#### Goal
Without the images, write out the whole listing exactly.

----------

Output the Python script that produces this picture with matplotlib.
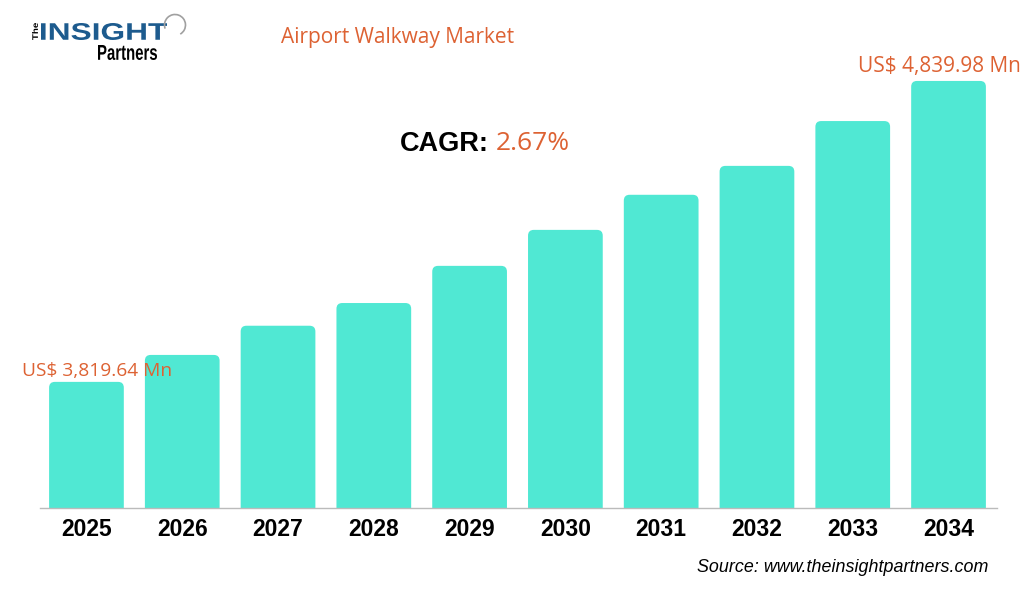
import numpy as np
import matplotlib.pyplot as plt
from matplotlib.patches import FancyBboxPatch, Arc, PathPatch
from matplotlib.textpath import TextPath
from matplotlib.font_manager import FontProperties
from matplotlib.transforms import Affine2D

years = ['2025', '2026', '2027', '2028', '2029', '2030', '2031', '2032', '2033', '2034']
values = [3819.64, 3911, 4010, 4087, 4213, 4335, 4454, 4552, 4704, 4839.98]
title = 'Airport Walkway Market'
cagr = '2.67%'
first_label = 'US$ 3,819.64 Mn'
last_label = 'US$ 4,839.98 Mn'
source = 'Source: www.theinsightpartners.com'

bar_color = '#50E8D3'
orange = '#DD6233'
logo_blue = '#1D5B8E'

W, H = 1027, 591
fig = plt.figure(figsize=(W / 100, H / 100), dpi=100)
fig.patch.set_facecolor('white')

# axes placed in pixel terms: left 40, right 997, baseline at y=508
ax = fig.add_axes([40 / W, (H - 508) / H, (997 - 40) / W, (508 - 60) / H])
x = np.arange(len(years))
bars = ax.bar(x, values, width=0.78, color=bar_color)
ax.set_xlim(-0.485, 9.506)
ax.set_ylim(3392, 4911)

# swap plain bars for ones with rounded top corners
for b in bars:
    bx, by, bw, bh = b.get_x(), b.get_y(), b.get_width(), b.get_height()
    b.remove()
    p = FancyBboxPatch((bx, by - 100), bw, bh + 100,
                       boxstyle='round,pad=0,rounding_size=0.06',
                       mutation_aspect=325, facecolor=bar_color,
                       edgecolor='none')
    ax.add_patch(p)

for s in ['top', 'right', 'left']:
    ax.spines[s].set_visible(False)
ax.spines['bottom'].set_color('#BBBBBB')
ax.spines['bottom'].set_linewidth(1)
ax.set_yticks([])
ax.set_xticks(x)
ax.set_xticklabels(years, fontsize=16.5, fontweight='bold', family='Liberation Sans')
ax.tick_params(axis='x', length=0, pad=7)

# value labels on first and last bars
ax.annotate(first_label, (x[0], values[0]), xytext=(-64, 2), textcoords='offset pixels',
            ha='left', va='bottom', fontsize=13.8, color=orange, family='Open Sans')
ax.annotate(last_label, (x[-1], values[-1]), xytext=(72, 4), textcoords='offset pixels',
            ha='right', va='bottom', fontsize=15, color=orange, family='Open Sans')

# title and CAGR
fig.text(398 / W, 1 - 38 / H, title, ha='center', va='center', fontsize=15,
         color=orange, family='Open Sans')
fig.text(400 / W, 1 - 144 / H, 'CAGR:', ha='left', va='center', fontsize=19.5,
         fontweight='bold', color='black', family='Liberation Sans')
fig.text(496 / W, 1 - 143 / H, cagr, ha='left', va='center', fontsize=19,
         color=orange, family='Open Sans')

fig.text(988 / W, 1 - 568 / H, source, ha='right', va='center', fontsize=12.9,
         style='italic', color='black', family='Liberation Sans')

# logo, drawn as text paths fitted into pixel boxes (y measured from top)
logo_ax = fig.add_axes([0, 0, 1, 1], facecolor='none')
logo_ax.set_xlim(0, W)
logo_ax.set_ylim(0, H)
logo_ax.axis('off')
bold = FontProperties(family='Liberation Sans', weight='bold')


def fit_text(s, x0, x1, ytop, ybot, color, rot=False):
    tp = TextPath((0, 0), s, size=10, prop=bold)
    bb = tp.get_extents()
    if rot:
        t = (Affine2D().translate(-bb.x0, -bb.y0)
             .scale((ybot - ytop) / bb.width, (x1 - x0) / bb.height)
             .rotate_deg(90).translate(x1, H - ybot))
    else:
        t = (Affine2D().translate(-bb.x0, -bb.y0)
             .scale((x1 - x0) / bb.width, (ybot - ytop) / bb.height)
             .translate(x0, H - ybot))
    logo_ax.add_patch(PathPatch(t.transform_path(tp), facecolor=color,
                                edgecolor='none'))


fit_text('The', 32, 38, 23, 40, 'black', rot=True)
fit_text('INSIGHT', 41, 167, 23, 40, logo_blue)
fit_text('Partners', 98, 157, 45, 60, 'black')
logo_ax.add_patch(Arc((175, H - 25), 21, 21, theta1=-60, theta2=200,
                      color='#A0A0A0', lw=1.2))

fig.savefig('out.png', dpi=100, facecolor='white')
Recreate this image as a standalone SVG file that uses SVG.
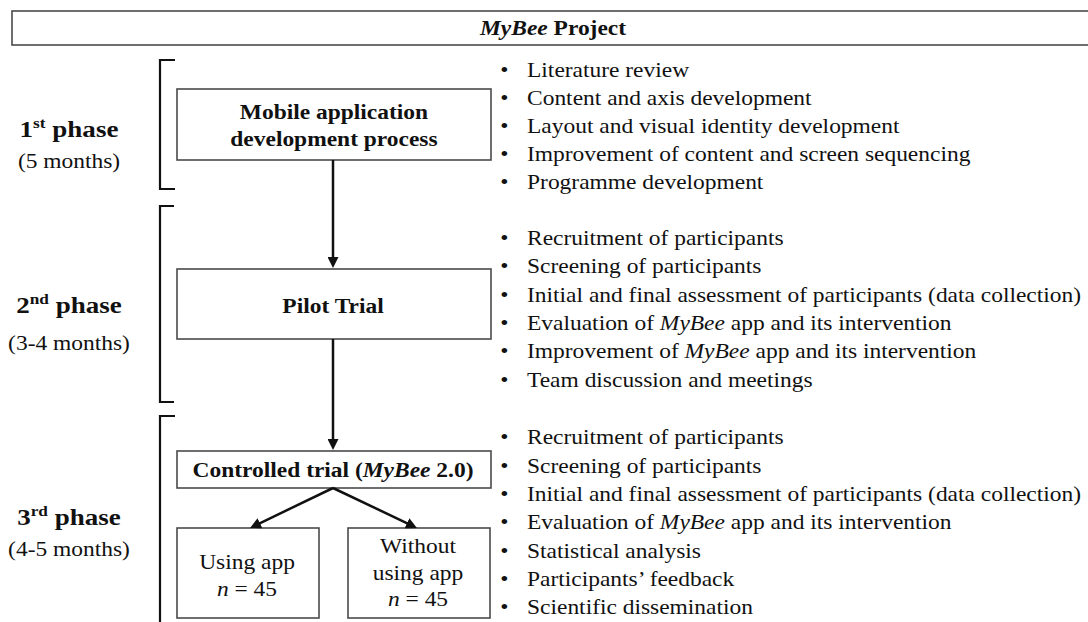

----------

#### Exercise result
Output the Python script that produces this picture with matplotlib.
import numpy as np
import matplotlib.pyplot as plt
from matplotlib.patches import FancyBboxPatch, Arc, PathPatch
from matplotlib.textpath import TextPath
from matplotlib.font_manager import FontProperties
from matplotlib.transforms import Affine2D

years = ['2025', '2026', '2027', '2028', '2029', '2030', '2031', '2032', '2033', '2034']
values = [3819.64, 3911, 4010, 4087, 4213, 4335, 4454, 4552, 4704, 4839.98]
title = 'Airport Walkway Market'
cagr = '2.67%'
first_label = 'US$ 3,819.64 Mn'
last_label = 'US$ 4,839.98 Mn'
source = 'Source: www.theinsightpartners.com'

bar_color = '#50E8D3'
orange = '#DD6233'
logo_blue = '#1D5B8E'

W, H = 1027, 591
fig = plt.figure(figsize=(W / 100, H / 100), dpi=100)
fig.patch.set_facecolor('white')

# axes placed in pixel terms: left 40, right 997, baseline at y=508
ax = fig.add_axes([40 / W, (H - 508) / H, (997 - 40) / W, (508 - 60) / H])
x = np.arange(len(years))
bars = ax.bar(x, values, width=0.78, color=bar_color)
ax.set_xlim(-0.485, 9.506)
ax.set_ylim(3392, 4911)

# swap plain bars for ones with rounded top corners
for b in bars:
    bx, by, bw, bh = b.get_x(), b.get_y(), b.get_width(), b.get_height()
    b.remove()
    p = FancyBboxPatch((bx, by - 100), bw, bh + 100,
                       boxstyle='round,pad=0,rounding_size=0.06',
                       mutation_aspect=325, facecolor=bar_color,
                       edgecolor='none')
    ax.add_patch(p)

for s in ['top', 'right', 'left']:
    ax.spines[s].set_visible(False)
ax.spines['bottom'].set_color('#BBBBBB')
ax.spines['bottom'].set_linewidth(1)
ax.set_yticks([])
ax.set_xticks(x)
ax.set_xticklabels(years, fontsize=16.5, fontweight='bold', family='Liberation Sans')
ax.tick_params(axis='x', length=0, pad=7)

# value labels on first and last bars
ax.annotate(first_label, (x[0], values[0]), xytext=(-64, 2), textcoords='offset pixels',
            ha='left', va='bottom', fontsize=13.8, color=orange, family='Open Sans')
ax.annotate(last_label, (x[-1], values[-1]), xytext=(72, 4), textcoords='offset pixels',
            ha='right', va='bottom', fontsize=15, color=orange, family='Open Sans')

# title and CAGR
fig.text(398 / W, 1 - 38 / H, title, ha='center', va='center', fontsize=15,
         color=orange, family='Open Sans')
fig.text(400 / W, 1 - 144 / H, 'CAGR:', ha='left', va='center', fontsize=19.5,
         fontweight='bold', color='black', family='Liberation Sans')
fig.text(496 / W, 1 - 143 / H, cagr, ha='left', va='center', fontsize=19,
         color=orange, family='Open Sans')

fig.text(988 / W, 1 - 568 / H, source, ha='right', va='center', fontsize=12.9,
         style='italic', color='black', family='Liberation Sans')

# logo, drawn as text paths fitted into pixel boxes (y measured from top)
logo_ax = fig.add_axes([0, 0, 1, 1], facecolor='none')
logo_ax.set_xlim(0, W)
logo_ax.set_ylim(0, H)
logo_ax.axis('off')
bold = FontProperties(family='Liberation Sans', weight='bold')


def fit_text(s, x0, x1, ytop, ybot, color, rot=False):
    tp = TextPath((0, 0), s, size=10, prop=bold)
    bb = tp.get_extents()
    if rot:
        t = (Affine2D().translate(-bb.x0, -bb.y0)
             .scale((ybot - ytop) / bb.width, (x1 - x0) / bb.height)
             .rotate_deg(90).translate(x1, H - ybot))
    else:
        t = (Affine2D().translate(-bb.x0, -bb.y0)
             .scale((x1 - x0) / bb.width, (ybot - ytop) / bb.height)
             .translate(x0, H - ybot))
    logo_ax.add_patch(PathPatch(t.transform_path(tp), facecolor=color,
                                edgecolor='none'))


fit_text('The', 32, 38, 23, 40, 'black', rot=True)
fit_text('INSIGHT', 41, 167, 23, 40, logo_blue)
fit_text('Partners', 98, 157, 45, 60, 'black')
logo_ax.add_patch(Arc((175, H - 25), 21, 21, theta1=-60, theta2=200,
                      color='#A0A0A0', lw=1.2))

fig.savefig('out.png', dpi=100, facecolor='white')
Recreate this image as a standalone SVG file that uses SVG.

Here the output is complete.